Friendships, like marriages, are dependent on avoiding the unforgivable.-John D. MacDonald
Love thy neighbor as thyself, but choose your neighborhood.-Louise Beal
I don't like to commit myself about heaven and hell - you see, I have friends in both places.-Mark Twain
Last month I lost my two very best friends, Milo [Matick] and Don [Fenton]. We had a lot in common, including the outdoors, good laughs, helping friends in need, and ethical personal and business behavior. I miss them much.
My so-called "fleet" career began in publishing in 1954 with McGraw Hill's Fleet Owner magazine. For seven years they instilled in me the value of good ethics, the power of excellent editorial content, and how vital a reading audience was.
In '61, after presenting the idea for Automotive Fleet to my management team (they turned it down), I moved ahead with the concept myself. But not without a bumpy road in the beginning.

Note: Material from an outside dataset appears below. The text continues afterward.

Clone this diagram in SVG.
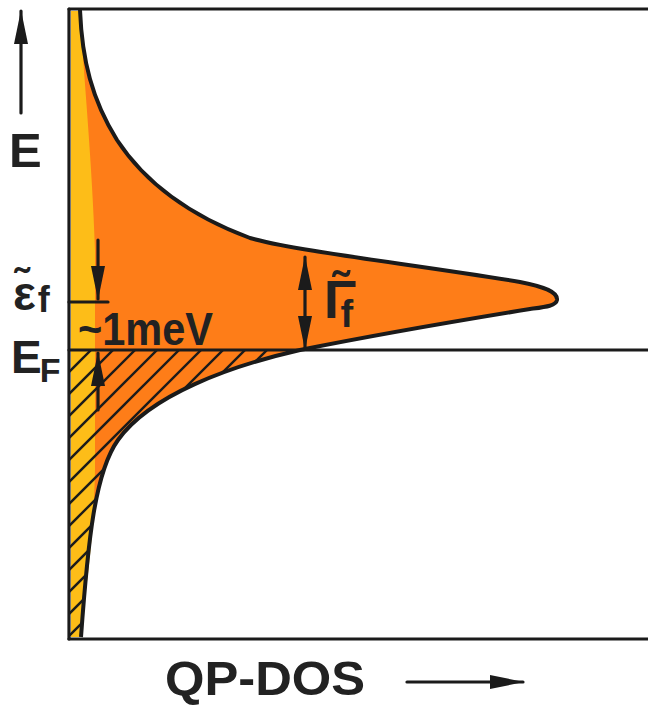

My first real test appeared after I reported that the Pittsburgh Yellow Taxi company was suing Studebaker for selling shabby-quality cars. This was an accurate report. It so happens that I used my friend, Al Fitzpatrick, who was fleet director for Studebaker as counsel, before launching AF. He was most encouraging and an early major advertiser (that I needed badly).
Al was so upset with our Pittsburgh coverage that he cancelled all his ads and that hurt. After a couple of months he reinstated the program, but he couldn't convince me to change our mantra.

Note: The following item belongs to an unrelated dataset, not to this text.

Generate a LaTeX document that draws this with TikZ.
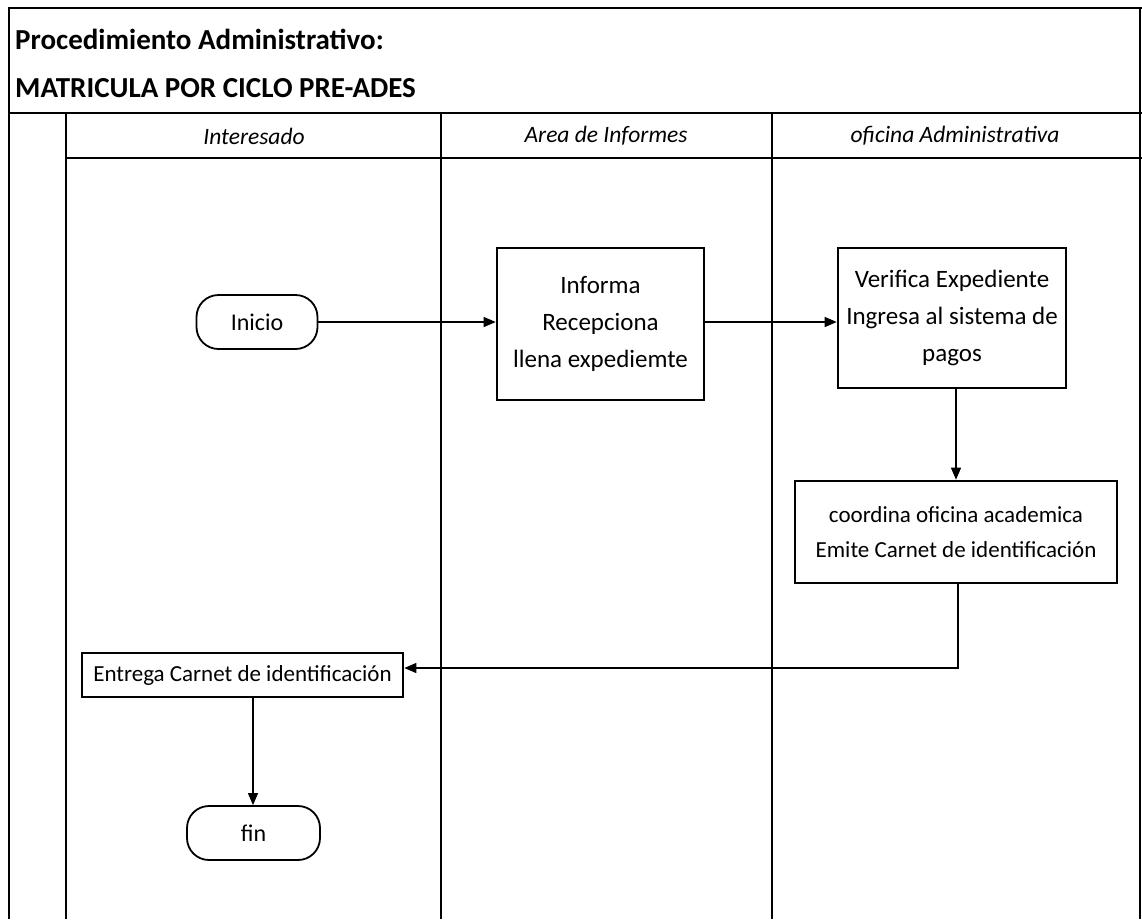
\documentclass[tikz,border=0pt]{standalone}
\usepackage{fontspec}
\setmainfont{Carlito}
\usetikzlibrary{arrows.meta}
\tikzset{
  frame/.style={line width=2.4pt},
  thin frame/.style={line width=1.6pt},
  procbox/.style={draw, line width=2.6pt, align=center, font=\fontsize{23}{35}\selectfont, inner sep=0pt},
  bigtext/.style={font=\fontsize{25}{37}\selectfont},
  term/.style={draw, line width=1.8pt, rounded corners=22pt, font=\fontsize{24}{28}\selectfont, inner sep=0pt},
  lanehead/.style={font=\itshape\fontsize{23.5}{26}\selectfont},
  titletext/.style={anchor=base west, font=\bfseries\fontsize{29}{32}\selectfont, inner sep=0pt},
  flow/.style={line width=1.2pt, -{Triangle[length=12pt,width=10pt]}},
}
\begin{document}
\begin{tikzpicture}[x=1pt,y=-1pt]
\useasboundingbox (0,0) rectangle (1142,919);
% outer frame
\draw[frame] (9,919) -- (9,8) -- (1142,8);
\draw[frame] (9,113) -- (1142,113);
\draw[frame] (66,158) -- (1142,158);
\draw[frame] (66,113) -- (66,919);
\draw[thin frame] (441,113) -- (441,919);
\draw[thin frame] (772,113) -- (772,919);
\draw[frame] (1140,8) -- (1140,919);
% title
\node[titletext] (t1) at (15,49) {Procedimiento Administrativo:};
\node[titletext] (t2) at (15,97) {MATRICULA POR CICLO PRE-ADES};
% lane headers
\node[lanehead] (h1) at (254,136) {Interesado};
\node[lanehead] (h2) at (606,136) {Area de Informes};
\node[lanehead] (h3) at (955,136) {oficina Administrativa};
% nodes
\node[term, minimum width=121pt, minimum height=54pt] (inicio) at (257,322) {Inicio};
\node[procbox, bigtext, minimum width=207pt, minimum height=152pt] (informa) at (600.5,324) {Informa\\Recepciona\\llena expediemte};
\node[procbox, bigtext, minimum width=228pt, minimum height=140pt] (verifica) at (952,318) {Verifica Expediente\\Ingresa al sistema de\\pagos};
\node[procbox, minimum width=322pt, minimum height=102pt] (coordina) at (956,532) {coordina oficina academica\\Emite Carnet de identificación};
\node[procbox, minimum width=321pt, minimum height=44pt] (entrega) at (242.5,675) {Entrega Carnet de identificación};
\node[term, minimum width=133pt, minimum height=54pt] (fin) at (253.5,833) {fin};
\coordinate (corner) at (958,668);
% connectors
\draw[flow] (inicio.east) -- (informa.west |- inicio.east);
\draw[flow] (informa.east |- 0,322) -- (verifica.west |- 0,322);
\draw[flow] (verifica.south -| 956,0) -- (coordina.north -| 956,0);
\draw[flow] (coordina.south -| corner) -- (corner) -- (entrega.east |- corner);
\draw[flow] (entrega.south -| 253,0) -- (fin.north -| 253,0);
\end{tikzpicture}
\end{document}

Years later a major leasing company was "disappointed" when we refused to carry a story they furnished that was completely "fluff' (totally admiring about the company but of no value to the reader). They refused to let us edit the story and add substance to make it acceptable. It turned out to be a crisis situation.
That lessor elected to cancel their ad program (an ad in each issue) for an entire year. About halfway through the year, we started carefully screening releases that their public relations folks furnished us and we also stopped sending the usual complimentary monthly copies to their many field and home office people. Somehow it created some screaming, I'm told, and the ad program was reinstated. We've gotten along very well since then, thank goodness. But, we wouldn't change our standards.
We regularly report, both in the magazine and our weekly e-News when major accounts switch suppliers. These can be fleet management moves or factory product changes. We're acutely aware that the "losers" do not like seeing these kinds of reports, but our responsibility is to accurately report this type of significant activity. Besides, our readers eat up this kind of information.
We are fortunate that we are in an industry that recognizes "fair" competition and where most suppliers keep repeating that whatever happens, "they will be competitive."
For some months now, many within our fleet community are awaiting the executive decisions that may cause major changes at companies such as Hewlett-Packard. McDonalds, and other commercial firms where detailed RFQs are making their mark.
For Automotive Fleet to ignore this news, when finalized, would be an injustice to our 21,000 readers. Unfortunately, if there are "losers" with these decisions, it will directly affect some of our very good industry friends. Everything about our reporting function isn't easy; but we don't intend to change our standards.